Intinya, banyak orang ke gym frustasi. Ke gym 4 tahun kok masih ndut, gak keliatan ototnya dan lain lain. Bisa dipastiin, makanannya. 'Makanannya kotor' istilahnya. Sementara pernah gak liat orang yang gak repot amat ke gym tapi badannya bagus? Bisa jadi karena makanannya bersih. Atau bisa juga, memang udah anugerahnya Dia! Inget orang kulit hitam? Dari balita udah ada bicep dan tricepnya dengan jelas.

Terus di awal 2006, gak tau kenapa gue mulai ngerasa bahwa memiliki badan bagus itu jadi beban. Gue jadi gak menikmati hidup. Bayangin, gue gak bisa makan popcorn dengan butter pas nonton film komedi. Weekend bangun pagi hanya biar bisa ke gym. Gue sering banget menolak ajakan makan malam teman. Dan banyak pengorbanan lainnya.

Di suatu pagi gue bangun tidur, suara hati gue bertanya pada diri gue sendiri "untuk apa sih sebenarnya punya badan bagus? Emang gue model? Bukan! Cuma orang iklan. Terus yayang gue akan ninggalin kalau badan gue sedikit ndut? Wah ya silakan! Gila aja fisik jadi ukuran cinta." Dan di atas segalanya, karena gym, gue jadi ngerasa orang yang terlalu narsis dan egois. Semua gue lakukan demi keindahan tubuh.

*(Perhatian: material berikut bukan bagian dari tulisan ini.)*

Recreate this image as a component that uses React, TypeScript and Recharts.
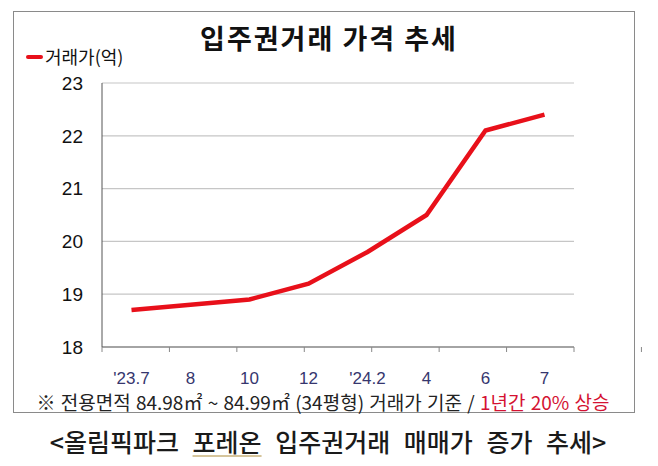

Dan gue pun ngerasa malu sama diri gue sendiri. Gila ya, gue berambisi punya badan bagus. Badan bagus gak ada gunanya untuk orang lain. Badan bagus gak bikin temen-temen jadi makin sayang sama gue. Badan bagus gak bikin klien makin percaya sama gue. Badan bagus gak bikin gue bisa bikin iklan bagus. Badan bagus hanya berguna untuk ego gue doang!

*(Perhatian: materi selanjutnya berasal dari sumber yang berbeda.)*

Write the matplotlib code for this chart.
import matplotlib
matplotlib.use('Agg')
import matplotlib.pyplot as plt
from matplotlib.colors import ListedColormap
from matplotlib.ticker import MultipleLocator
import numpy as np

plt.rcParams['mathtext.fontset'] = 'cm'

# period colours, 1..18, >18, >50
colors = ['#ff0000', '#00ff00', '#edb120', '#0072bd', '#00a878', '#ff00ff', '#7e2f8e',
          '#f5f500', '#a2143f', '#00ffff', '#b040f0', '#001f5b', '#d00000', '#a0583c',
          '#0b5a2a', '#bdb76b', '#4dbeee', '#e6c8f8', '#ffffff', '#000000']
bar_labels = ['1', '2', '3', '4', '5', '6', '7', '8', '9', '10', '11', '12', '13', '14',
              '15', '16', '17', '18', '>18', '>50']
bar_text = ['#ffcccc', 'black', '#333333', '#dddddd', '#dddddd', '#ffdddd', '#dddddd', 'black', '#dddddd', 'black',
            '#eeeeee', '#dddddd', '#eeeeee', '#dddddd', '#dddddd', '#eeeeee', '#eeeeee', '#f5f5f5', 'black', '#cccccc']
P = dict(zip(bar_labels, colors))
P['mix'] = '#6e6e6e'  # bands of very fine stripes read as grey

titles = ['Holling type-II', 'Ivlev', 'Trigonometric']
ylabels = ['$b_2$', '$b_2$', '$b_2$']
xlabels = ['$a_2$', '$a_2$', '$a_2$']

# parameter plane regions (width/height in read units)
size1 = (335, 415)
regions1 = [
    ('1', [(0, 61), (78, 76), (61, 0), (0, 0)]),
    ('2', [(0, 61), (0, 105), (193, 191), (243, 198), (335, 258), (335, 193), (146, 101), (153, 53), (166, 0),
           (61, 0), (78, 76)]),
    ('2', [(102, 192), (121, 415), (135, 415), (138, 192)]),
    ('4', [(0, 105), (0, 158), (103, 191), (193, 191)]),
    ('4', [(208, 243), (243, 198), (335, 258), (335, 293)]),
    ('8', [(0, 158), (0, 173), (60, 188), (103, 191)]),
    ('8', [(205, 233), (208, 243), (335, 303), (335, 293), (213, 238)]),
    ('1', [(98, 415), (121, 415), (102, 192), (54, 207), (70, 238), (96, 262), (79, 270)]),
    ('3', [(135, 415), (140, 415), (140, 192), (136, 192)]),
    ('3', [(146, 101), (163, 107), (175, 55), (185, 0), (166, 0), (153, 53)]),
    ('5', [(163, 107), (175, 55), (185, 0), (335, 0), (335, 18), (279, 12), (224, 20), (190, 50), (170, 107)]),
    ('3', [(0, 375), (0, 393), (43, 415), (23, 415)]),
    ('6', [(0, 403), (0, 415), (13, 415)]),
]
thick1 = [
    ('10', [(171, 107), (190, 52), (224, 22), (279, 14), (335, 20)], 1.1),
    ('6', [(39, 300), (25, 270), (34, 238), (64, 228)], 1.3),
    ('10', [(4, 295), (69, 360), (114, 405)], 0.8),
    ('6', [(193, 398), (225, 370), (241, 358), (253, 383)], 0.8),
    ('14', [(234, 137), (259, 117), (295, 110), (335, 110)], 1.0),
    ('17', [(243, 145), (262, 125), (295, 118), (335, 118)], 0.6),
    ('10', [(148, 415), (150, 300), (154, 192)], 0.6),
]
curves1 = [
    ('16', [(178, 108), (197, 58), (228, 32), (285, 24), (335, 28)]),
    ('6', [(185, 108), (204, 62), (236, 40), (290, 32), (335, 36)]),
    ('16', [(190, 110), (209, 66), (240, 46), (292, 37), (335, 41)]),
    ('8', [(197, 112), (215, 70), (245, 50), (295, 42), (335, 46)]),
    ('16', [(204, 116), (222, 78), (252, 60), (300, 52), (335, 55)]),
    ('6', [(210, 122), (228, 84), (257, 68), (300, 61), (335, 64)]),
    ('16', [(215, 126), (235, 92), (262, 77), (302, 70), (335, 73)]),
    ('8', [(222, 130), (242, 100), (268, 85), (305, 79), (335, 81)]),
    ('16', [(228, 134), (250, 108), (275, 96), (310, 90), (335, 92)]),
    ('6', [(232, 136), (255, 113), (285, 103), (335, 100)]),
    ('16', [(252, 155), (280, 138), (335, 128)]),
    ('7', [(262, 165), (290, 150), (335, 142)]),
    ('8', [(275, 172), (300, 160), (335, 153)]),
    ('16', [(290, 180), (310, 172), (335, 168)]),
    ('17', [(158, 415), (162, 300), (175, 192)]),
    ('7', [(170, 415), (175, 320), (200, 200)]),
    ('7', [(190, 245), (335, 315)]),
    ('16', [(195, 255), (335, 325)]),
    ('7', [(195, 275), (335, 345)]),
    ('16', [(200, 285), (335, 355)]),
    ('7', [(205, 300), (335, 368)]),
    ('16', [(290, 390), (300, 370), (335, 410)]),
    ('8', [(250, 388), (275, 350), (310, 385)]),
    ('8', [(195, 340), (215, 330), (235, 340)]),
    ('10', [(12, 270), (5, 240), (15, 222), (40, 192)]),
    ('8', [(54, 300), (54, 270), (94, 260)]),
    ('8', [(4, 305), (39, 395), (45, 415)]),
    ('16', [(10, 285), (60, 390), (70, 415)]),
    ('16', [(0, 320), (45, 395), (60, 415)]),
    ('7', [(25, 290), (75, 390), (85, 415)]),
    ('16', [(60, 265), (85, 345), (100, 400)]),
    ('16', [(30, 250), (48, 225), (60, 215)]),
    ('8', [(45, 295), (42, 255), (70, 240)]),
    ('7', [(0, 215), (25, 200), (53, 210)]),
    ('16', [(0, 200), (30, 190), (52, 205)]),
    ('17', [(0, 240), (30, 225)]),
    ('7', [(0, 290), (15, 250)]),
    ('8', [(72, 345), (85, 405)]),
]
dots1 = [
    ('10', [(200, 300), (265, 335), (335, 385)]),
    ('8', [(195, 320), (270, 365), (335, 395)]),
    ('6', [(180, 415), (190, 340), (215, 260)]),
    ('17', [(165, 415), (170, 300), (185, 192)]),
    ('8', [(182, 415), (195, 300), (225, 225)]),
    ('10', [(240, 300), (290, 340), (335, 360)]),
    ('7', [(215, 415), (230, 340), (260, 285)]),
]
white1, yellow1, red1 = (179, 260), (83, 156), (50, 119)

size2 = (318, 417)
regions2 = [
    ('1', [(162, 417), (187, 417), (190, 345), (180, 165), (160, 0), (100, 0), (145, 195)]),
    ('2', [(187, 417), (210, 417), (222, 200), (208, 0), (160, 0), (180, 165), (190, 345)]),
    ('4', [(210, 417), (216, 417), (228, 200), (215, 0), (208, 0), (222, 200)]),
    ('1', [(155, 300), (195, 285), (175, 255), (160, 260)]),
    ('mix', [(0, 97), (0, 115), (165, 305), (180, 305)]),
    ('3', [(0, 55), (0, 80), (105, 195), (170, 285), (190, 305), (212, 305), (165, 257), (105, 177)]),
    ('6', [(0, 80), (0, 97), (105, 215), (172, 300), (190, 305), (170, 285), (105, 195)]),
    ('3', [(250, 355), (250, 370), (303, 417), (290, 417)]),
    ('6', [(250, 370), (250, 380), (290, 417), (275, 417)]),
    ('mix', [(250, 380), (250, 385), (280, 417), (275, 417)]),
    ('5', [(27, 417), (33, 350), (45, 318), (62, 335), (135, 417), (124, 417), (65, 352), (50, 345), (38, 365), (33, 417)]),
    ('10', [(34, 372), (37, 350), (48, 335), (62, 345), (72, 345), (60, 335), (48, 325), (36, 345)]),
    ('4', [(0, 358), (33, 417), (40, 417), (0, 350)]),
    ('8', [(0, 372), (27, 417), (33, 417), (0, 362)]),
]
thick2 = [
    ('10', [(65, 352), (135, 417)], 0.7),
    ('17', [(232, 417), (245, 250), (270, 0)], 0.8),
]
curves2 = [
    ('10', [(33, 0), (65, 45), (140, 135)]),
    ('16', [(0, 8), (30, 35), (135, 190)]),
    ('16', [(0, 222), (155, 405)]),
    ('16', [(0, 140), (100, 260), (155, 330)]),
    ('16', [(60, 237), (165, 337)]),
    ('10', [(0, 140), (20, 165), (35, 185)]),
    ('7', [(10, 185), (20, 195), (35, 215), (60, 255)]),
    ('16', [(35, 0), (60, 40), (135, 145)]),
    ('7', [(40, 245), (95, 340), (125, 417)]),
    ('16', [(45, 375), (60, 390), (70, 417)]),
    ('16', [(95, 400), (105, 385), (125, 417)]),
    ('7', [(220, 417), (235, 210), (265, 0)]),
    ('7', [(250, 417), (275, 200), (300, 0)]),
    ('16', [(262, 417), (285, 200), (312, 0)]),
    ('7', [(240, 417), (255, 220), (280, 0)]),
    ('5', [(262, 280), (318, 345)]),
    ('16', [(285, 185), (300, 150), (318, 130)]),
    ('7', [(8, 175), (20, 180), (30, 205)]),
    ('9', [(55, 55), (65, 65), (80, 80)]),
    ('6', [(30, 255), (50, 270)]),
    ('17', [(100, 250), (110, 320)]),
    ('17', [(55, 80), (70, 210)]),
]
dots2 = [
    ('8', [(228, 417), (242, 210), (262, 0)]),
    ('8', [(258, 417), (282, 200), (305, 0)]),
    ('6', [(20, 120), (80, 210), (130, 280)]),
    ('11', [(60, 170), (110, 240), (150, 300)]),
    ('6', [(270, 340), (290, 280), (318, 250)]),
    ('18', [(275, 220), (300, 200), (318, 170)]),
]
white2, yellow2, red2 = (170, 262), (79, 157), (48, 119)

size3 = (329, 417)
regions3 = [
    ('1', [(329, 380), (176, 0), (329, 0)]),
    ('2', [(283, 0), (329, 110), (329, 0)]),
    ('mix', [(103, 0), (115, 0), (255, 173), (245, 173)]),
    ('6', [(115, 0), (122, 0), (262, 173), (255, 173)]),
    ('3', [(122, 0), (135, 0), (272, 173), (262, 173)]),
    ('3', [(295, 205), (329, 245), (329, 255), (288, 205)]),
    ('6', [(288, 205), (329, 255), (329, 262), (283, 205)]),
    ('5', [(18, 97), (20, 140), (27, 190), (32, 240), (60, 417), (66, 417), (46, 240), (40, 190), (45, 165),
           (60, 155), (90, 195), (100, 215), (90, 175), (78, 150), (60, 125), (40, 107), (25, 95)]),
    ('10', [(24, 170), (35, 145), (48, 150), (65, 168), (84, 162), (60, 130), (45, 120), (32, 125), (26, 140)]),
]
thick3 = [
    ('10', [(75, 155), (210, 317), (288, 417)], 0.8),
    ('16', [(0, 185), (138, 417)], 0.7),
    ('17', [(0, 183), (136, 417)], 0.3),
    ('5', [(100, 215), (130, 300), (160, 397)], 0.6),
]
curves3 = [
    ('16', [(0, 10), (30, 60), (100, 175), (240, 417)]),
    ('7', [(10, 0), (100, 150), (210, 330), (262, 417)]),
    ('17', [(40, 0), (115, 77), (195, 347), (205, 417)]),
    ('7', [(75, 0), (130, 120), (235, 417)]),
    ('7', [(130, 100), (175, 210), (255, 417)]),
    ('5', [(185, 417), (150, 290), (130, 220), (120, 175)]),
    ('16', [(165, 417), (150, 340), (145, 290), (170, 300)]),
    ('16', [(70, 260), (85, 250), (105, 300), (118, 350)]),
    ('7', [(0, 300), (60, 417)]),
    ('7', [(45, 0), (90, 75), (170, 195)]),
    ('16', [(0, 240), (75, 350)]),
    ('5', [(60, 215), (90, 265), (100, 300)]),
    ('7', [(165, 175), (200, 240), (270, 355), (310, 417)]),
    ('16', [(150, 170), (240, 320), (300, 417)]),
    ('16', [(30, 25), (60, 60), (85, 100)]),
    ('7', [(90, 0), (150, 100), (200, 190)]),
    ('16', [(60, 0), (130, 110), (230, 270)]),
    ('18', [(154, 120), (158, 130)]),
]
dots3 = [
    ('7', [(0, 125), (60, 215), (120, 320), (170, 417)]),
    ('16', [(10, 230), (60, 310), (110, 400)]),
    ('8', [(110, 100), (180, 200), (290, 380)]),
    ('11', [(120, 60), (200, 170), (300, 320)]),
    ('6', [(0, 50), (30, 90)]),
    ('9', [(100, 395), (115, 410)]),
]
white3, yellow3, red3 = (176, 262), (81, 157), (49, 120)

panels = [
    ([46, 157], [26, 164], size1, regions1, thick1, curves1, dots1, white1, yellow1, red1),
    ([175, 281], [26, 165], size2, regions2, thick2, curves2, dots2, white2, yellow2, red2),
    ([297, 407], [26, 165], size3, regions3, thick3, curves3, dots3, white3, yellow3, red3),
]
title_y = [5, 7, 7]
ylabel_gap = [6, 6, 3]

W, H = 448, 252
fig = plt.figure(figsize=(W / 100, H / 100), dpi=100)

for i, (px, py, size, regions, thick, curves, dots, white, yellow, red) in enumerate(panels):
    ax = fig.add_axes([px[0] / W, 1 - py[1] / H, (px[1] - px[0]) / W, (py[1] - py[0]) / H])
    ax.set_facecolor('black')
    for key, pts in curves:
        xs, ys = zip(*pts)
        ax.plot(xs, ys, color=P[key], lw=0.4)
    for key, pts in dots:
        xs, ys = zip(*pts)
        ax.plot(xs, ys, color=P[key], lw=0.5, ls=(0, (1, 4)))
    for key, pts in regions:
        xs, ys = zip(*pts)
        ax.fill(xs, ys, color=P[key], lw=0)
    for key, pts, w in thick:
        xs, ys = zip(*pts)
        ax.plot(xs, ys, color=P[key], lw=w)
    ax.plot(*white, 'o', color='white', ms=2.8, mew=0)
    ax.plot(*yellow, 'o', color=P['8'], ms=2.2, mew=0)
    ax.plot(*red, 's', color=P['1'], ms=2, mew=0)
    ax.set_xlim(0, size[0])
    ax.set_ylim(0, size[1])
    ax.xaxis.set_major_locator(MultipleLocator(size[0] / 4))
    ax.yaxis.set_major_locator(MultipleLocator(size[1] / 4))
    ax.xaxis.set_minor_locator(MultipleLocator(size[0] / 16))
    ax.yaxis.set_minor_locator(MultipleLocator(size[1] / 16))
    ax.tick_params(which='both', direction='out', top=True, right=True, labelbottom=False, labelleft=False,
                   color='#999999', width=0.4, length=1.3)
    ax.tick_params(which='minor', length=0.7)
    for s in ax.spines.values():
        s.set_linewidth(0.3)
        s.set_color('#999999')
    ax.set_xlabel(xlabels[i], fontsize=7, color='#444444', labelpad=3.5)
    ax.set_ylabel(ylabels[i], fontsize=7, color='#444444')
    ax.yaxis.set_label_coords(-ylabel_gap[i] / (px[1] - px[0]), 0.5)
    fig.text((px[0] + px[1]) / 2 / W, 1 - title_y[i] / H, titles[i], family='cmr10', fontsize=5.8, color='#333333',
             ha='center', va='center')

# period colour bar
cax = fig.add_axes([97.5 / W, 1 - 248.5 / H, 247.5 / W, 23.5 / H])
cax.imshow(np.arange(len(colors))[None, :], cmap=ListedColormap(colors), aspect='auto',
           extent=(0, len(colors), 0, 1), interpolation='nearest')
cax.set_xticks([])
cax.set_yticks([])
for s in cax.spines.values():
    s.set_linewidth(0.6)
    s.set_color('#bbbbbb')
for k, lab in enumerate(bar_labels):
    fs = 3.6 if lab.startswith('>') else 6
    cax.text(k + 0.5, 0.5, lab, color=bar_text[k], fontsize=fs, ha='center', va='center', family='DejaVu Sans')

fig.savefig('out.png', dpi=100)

Akhirnya pagi itu gue memutuskan, gue akan terus ke gym tapi bukan untuk punya badan bagus. Bukan untuk ketemuan temen2 baru. Bukan buat gaya-gayaan. Bukan buat kompetisi. Tapi, supaya bisa lebih menikmati hidup. Titik.

Caranya?

Dengan ke gym, badan seger (seger loh ya, bukan bagus), dan gue semakin semangat kerja. Gue jadi gak marah-marah muluk. Insya Allah prestasi kerja gue meningkat. Jumat malam, ada temen ngajakin nonton padahal jadwal gym? Bye-bye gym! Gue pilih temen. Badan bagus hanya akan bersama gue selama gue latihan. Temen, selalu bersama gue. Ada ajakan makan malam nasi goreng kambing di pinggir? Sesekali boleh lah! Bisa sekalian buka telinga buka mata melihat sekeliling. Melihat kehidupan lain di luar kantor.

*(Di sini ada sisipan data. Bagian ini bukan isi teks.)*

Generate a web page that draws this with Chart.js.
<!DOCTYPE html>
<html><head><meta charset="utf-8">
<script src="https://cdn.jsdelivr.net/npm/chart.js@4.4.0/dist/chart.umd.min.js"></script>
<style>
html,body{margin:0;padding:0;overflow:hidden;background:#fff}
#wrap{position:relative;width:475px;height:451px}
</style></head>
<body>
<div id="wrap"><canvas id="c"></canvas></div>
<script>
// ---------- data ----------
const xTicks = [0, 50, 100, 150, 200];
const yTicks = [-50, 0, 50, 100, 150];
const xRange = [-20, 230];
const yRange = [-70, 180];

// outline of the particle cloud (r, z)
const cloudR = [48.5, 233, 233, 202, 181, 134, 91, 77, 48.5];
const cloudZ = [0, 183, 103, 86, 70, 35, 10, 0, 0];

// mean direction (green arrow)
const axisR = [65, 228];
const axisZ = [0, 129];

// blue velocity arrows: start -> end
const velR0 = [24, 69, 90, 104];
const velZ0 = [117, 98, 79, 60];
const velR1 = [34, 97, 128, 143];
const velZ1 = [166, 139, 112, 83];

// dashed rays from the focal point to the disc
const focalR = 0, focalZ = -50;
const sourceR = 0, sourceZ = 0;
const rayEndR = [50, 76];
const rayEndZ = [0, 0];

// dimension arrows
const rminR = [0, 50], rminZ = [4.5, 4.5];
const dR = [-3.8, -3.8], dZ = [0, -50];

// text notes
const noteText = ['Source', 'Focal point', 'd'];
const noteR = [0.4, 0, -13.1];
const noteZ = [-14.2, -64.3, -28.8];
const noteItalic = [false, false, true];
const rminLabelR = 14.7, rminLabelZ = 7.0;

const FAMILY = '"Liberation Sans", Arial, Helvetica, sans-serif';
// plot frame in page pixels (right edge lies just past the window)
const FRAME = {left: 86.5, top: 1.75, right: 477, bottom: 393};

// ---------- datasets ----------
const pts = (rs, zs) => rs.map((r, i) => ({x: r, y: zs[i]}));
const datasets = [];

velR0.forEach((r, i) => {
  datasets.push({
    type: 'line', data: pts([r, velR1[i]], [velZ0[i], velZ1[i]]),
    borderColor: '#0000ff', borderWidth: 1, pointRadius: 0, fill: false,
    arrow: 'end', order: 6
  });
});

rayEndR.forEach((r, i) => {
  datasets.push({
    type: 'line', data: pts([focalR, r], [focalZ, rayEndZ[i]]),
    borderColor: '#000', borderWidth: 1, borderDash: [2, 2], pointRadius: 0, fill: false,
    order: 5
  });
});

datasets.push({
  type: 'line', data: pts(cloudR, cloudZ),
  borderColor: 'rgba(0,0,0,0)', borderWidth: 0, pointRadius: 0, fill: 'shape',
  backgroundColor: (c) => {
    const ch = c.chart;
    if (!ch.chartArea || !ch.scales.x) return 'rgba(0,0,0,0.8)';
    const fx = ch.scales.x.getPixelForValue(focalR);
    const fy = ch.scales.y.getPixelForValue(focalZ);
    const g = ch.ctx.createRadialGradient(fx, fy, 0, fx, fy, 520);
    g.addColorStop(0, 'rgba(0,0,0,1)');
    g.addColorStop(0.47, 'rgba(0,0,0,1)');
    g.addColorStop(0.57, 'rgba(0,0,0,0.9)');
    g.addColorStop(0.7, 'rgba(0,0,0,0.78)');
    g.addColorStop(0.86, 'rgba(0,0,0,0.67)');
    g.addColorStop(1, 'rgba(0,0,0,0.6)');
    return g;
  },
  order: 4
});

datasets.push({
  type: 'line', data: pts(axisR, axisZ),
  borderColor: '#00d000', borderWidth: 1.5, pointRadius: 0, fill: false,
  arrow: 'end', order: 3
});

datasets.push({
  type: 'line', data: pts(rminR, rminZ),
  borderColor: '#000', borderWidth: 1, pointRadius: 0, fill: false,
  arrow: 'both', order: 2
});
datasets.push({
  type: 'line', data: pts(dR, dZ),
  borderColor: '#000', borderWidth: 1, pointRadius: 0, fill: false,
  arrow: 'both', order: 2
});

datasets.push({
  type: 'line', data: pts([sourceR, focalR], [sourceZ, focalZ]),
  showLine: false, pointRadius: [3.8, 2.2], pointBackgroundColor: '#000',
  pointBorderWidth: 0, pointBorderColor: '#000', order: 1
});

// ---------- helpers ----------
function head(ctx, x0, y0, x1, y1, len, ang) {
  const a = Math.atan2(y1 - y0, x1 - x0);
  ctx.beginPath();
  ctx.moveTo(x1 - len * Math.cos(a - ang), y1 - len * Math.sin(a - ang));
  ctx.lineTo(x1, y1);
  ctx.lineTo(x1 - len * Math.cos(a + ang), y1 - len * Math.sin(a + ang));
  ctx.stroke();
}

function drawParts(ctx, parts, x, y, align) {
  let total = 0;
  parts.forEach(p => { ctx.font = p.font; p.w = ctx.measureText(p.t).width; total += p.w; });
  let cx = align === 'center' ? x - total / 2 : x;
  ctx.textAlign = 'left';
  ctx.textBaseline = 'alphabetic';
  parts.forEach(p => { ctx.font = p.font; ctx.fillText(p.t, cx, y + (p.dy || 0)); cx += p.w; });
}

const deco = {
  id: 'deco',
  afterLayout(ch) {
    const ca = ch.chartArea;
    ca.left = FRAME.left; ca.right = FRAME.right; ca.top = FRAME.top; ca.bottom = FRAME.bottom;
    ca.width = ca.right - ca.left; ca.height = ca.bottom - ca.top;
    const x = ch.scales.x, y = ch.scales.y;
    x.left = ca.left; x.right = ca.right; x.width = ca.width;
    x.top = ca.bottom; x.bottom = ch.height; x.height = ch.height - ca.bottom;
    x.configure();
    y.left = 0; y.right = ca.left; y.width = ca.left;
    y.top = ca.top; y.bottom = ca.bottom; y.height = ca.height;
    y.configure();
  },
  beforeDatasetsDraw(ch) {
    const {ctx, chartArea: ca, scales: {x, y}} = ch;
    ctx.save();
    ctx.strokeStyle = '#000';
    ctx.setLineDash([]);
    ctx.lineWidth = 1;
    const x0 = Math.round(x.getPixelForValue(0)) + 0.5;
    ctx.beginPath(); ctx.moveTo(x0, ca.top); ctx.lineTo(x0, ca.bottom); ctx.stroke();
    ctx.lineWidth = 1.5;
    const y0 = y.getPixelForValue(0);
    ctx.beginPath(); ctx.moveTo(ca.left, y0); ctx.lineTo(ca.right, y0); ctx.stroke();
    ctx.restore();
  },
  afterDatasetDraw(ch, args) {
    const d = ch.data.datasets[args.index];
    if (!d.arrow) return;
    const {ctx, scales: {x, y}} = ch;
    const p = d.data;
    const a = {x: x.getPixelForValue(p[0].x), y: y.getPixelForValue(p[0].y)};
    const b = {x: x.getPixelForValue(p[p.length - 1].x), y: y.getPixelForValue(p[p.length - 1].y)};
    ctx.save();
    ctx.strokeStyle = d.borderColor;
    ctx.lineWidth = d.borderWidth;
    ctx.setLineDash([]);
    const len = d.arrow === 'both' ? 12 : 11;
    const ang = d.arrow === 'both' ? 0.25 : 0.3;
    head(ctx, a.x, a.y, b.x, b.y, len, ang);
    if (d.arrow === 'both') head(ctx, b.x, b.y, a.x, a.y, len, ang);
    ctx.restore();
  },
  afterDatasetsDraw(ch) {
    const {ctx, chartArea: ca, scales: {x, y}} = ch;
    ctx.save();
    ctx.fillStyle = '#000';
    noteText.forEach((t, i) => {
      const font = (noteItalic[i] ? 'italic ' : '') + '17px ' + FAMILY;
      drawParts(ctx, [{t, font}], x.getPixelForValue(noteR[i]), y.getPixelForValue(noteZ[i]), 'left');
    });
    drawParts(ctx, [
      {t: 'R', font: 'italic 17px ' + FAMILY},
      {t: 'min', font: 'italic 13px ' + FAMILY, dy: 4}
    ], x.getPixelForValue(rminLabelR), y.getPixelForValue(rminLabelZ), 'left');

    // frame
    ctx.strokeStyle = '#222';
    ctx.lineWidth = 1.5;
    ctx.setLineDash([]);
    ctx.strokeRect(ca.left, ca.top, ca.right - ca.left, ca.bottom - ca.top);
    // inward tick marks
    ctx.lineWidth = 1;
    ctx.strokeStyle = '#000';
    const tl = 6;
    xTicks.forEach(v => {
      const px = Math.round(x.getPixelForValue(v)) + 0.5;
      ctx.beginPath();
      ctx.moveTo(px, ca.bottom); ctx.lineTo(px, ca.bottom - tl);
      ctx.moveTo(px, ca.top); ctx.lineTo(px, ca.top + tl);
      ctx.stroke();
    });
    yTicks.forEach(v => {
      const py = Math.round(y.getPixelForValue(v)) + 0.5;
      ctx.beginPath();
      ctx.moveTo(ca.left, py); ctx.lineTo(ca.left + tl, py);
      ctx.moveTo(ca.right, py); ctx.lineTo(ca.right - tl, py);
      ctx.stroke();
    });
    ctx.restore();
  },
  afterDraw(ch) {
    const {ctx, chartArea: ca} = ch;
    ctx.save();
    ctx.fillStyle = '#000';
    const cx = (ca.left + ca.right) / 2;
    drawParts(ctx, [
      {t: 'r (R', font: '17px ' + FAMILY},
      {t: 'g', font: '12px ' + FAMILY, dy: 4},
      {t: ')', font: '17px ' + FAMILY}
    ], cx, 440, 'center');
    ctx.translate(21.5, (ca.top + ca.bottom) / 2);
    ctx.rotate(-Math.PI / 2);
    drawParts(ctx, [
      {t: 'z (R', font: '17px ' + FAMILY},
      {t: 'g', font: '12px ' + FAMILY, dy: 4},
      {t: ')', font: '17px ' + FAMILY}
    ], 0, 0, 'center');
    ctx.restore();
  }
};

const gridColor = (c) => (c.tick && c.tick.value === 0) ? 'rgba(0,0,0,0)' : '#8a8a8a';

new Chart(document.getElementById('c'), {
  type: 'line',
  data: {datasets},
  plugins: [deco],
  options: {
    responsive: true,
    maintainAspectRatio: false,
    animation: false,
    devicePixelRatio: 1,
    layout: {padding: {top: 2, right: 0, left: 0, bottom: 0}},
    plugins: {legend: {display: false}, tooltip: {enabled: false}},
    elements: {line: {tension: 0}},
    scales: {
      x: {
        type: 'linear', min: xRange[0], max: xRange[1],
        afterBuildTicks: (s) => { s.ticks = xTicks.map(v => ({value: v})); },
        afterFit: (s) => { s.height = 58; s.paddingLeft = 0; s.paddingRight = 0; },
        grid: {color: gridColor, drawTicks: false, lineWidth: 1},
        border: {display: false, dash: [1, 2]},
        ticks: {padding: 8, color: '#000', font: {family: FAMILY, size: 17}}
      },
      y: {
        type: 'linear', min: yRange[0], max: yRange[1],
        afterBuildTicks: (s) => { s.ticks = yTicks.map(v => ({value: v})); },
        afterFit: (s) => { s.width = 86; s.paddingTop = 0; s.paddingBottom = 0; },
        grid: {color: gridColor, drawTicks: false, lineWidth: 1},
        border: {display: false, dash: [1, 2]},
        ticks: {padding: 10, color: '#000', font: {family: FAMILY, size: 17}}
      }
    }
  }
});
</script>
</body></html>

Intinya, mulai pagi ini, i take control, i conduct, i compose my gym and not the other way around! Bukan untuk punya badan bagus. Tapi badan segar dan sehat. Sering denger orang sakit padahal badannya bagus kan?

Setelah 8 bulan ke gym dengan attitude baru, sekarang badan gue lebih ndut2 dikit. Jadi 62 kilo. Kata temen2 lebih lucu kok! Dan, gak ada lagi rasa bersalah, bete dan sebel hanya karena gue gak bisa ngegym. Hidup terlalu indah kalau untuk dihabiskan dengan mengangkat barbel. Terlalu banyak yang bisa kita lakukan untuk mengisi hidup ketimbang merepotkan diri dengan menghitung kalori.

Gue orang iklan dan gue pengen kasih tau temen-temen. Mens Health, L-Men, Adiraga dan lain-lainnya adalah perangkat bisnis. Digunakan untuk berjualan sesuatu. Apa yang ditampilkan adalah ilusi dan harapan. Bisa jadi motivasi tentunya dan pastinya. Tapi kalau kita termakan, hidup kita bisa taruhannya!